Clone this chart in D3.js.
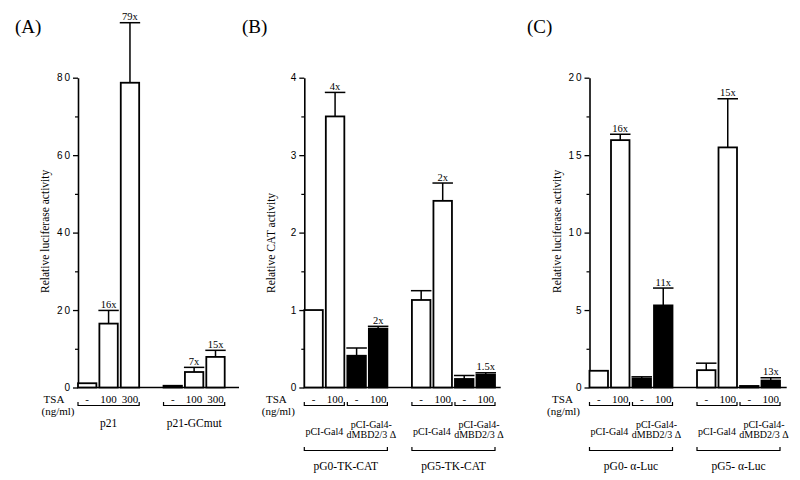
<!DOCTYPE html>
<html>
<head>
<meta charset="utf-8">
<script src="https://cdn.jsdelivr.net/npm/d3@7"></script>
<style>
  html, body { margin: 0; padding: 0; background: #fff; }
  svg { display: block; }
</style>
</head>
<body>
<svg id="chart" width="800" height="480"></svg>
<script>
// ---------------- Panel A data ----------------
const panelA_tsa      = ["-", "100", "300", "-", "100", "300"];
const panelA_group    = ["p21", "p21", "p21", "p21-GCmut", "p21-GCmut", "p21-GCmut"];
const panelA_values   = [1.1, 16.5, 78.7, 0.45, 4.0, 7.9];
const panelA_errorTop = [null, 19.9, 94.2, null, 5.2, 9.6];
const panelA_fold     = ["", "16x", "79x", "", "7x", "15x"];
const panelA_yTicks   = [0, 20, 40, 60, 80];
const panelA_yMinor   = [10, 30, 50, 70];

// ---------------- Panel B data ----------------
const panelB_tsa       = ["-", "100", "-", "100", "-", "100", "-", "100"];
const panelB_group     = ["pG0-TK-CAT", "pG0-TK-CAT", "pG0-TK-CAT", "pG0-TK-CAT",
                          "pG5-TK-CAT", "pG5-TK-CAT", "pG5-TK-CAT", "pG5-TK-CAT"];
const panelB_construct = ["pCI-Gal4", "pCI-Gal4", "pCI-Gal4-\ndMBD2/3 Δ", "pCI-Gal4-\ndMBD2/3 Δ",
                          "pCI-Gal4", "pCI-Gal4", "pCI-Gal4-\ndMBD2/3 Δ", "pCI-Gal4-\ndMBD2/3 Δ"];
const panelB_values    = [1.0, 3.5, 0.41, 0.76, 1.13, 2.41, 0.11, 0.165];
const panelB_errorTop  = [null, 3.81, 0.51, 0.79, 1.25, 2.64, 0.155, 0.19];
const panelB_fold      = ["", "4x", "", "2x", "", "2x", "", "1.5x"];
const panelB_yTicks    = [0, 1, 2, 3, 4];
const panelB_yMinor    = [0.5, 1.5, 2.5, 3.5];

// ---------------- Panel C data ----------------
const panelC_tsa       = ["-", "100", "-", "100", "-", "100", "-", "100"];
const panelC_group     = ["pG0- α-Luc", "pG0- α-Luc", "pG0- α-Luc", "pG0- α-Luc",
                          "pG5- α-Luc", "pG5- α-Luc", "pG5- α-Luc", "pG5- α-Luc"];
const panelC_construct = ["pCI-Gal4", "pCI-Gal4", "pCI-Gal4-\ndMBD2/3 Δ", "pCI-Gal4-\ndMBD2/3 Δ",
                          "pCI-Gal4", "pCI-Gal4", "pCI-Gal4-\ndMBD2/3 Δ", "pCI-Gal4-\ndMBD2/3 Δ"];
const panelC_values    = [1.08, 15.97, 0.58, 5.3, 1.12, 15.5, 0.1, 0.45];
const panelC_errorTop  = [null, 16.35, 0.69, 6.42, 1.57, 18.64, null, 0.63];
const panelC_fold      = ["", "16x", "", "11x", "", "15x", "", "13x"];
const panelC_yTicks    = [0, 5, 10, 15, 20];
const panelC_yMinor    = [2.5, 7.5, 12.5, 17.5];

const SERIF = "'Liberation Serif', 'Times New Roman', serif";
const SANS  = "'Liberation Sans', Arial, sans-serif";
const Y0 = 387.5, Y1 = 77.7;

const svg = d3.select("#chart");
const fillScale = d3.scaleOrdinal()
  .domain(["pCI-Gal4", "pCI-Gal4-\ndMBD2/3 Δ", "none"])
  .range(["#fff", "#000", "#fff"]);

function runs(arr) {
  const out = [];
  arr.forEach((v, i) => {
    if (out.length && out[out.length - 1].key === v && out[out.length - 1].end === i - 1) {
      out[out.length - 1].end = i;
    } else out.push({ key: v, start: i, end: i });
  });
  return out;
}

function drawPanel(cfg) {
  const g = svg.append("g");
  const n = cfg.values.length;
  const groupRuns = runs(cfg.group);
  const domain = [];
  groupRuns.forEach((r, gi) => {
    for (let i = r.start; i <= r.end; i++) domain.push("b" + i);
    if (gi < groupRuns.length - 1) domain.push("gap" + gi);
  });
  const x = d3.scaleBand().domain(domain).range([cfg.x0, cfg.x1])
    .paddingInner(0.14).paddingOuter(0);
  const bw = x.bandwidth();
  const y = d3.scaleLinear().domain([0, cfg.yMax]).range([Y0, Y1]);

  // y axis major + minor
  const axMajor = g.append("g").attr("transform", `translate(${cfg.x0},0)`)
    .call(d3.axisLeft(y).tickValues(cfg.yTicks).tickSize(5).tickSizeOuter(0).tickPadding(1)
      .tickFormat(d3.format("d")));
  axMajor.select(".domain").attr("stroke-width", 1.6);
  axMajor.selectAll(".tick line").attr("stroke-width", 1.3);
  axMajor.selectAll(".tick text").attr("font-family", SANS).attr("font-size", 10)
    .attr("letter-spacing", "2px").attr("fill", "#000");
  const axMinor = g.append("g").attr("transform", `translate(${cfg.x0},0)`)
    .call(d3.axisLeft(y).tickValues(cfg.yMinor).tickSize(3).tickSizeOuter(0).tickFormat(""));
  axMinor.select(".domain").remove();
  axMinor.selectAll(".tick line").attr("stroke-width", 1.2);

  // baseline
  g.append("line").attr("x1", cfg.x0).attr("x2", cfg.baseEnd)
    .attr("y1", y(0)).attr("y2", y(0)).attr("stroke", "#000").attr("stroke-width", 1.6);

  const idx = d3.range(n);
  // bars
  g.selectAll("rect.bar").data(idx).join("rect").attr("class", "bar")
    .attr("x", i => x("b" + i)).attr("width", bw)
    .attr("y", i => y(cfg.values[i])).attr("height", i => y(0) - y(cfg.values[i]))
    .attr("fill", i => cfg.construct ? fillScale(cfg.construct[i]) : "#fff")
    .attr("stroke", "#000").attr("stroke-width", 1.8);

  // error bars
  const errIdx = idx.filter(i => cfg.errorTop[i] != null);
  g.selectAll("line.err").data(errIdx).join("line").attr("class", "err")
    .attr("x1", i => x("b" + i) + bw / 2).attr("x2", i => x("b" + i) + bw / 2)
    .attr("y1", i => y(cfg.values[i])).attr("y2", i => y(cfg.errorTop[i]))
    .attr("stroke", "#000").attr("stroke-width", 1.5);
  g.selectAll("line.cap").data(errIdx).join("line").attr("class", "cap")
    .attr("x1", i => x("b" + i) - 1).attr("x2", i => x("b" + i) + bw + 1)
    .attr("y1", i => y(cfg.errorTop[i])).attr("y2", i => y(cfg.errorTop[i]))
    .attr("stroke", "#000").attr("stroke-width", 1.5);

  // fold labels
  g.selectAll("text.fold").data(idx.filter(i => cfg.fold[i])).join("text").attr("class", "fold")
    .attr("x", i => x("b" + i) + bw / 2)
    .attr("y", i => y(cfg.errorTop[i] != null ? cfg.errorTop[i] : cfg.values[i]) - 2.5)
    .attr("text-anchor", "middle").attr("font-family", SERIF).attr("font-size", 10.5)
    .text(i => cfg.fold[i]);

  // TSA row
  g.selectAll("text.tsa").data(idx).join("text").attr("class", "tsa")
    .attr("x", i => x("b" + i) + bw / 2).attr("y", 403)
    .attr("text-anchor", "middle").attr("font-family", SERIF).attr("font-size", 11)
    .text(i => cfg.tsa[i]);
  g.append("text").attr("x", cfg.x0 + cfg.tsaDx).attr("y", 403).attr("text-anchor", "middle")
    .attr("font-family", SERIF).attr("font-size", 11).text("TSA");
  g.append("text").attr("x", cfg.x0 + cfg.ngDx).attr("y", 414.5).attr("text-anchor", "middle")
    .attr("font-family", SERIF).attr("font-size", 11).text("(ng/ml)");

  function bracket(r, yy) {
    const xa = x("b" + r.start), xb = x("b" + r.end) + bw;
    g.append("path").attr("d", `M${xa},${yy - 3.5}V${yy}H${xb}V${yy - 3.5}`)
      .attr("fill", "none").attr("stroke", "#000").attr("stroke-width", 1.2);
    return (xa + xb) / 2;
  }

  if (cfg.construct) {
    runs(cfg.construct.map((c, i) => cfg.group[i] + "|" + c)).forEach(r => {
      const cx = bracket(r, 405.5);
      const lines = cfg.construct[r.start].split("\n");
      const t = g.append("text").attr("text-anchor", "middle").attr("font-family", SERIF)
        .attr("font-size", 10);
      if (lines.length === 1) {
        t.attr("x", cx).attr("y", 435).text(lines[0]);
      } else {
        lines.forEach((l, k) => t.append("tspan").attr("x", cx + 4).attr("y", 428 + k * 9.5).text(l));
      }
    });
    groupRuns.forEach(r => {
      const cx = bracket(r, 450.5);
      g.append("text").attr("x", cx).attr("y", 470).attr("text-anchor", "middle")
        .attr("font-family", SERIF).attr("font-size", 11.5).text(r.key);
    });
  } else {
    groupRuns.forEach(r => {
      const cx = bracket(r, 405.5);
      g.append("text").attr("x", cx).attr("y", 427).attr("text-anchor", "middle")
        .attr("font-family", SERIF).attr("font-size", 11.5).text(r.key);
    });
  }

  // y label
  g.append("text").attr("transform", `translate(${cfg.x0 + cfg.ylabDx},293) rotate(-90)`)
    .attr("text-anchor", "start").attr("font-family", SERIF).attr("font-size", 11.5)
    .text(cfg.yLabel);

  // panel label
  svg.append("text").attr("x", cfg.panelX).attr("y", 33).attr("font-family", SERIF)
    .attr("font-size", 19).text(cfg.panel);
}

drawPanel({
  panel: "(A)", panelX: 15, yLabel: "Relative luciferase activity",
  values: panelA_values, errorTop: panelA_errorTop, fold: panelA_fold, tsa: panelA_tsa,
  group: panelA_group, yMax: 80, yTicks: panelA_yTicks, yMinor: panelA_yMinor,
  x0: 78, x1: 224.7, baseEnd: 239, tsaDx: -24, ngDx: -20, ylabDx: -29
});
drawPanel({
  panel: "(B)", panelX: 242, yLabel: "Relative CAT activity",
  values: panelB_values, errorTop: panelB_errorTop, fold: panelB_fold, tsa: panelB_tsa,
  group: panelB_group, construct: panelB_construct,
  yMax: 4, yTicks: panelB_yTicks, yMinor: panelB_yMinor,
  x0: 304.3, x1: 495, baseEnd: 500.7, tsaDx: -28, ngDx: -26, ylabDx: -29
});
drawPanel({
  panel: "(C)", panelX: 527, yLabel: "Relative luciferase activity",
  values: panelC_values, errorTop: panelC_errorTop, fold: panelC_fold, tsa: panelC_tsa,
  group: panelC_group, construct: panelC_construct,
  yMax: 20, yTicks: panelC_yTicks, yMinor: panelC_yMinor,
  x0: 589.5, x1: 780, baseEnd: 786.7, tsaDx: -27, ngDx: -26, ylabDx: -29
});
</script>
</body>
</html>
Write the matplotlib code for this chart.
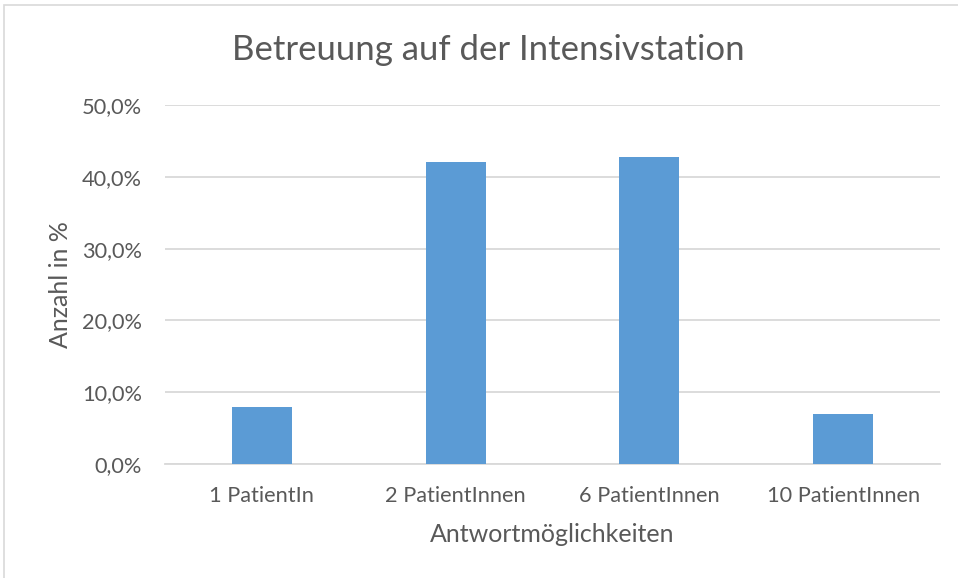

The task
Copy nothing but the lines from the top of the material through the line holding "1.5, 2.5, 3.5];", exactly as written; omit pictures.

Finished answer
Clone this chart in D3.js.
<!DOCTYPE html>
<html>
<head>
<meta charset="utf-8">
<script src="https://cdn.jsdelivr.net/npm/d3@7"></script>
<style>
  html, body { margin: 0; padding: 0; background: #fff; }
  svg { display: block; }
</style>
</head>
<body>
<svg id="chart" width="800" height="480"></svg>
<script>
// ---------------- Panel A data ----------------
const panelA_tsa      = ["-", "100", "300", "-", "100", "300"];
const panelA_group    = ["p21", "p21", "p21", "p21-GCmut", "p21-GCmut", "p21-GCmut"];
const panelA_values   = [1.1, 16.5, 78.7, 0.45, 4.0, 7.9];
const panelA_errorTop = [null, 19.9, 94.2, null, 5.2, 9.6];
const panelA_fold     = ["", "16x", "79x", "", "7x", "15x"];
const panelA_yTicks   = [0, 20, 40, 60, 80];
const panelA_yMinor   = [10, 30, 50, 70];

// ---------------- Panel B data ----------------
const panelB_tsa       = ["-", "100", "-", "100", "-", "100", "-", "100"];
const panelB_group     = ["pG0-TK-CAT", "pG0-TK-CAT", "pG0-TK-CAT", "pG0-TK-CAT",
                          "pG5-TK-CAT", "pG5-TK-CAT", "pG5-TK-CAT", "pG5-TK-CAT"];
const panelB_construct = ["pCI-Gal4", "pCI-Gal4", "pCI-Gal4-\ndMBD2/3 Δ", "pCI-Gal4-\ndMBD2/3 Δ",
                          "pCI-Gal4", "pCI-Gal4", "pCI-Gal4-\ndMBD2/3 Δ", "pCI-Gal4-\ndMBD2/3 Δ"];
const panelB_values    = [1.0, 3.5, 0.41, 0.76, 1.13, 2.41, 0.11, 0.165];
const panelB_errorTop  = [null, 3.81, 0.51, 0.79, 1.25, 2.64, 0.155, 0.19];
const panelB_fold      = ["", "4x", "", "2x", "", "2x", "", "1.5x"];
const panelB_yTicks    = [0, 1, 2, 3, 4];
const panelB_yMinor    = [0.5, 1.5, 2.5, 3.5];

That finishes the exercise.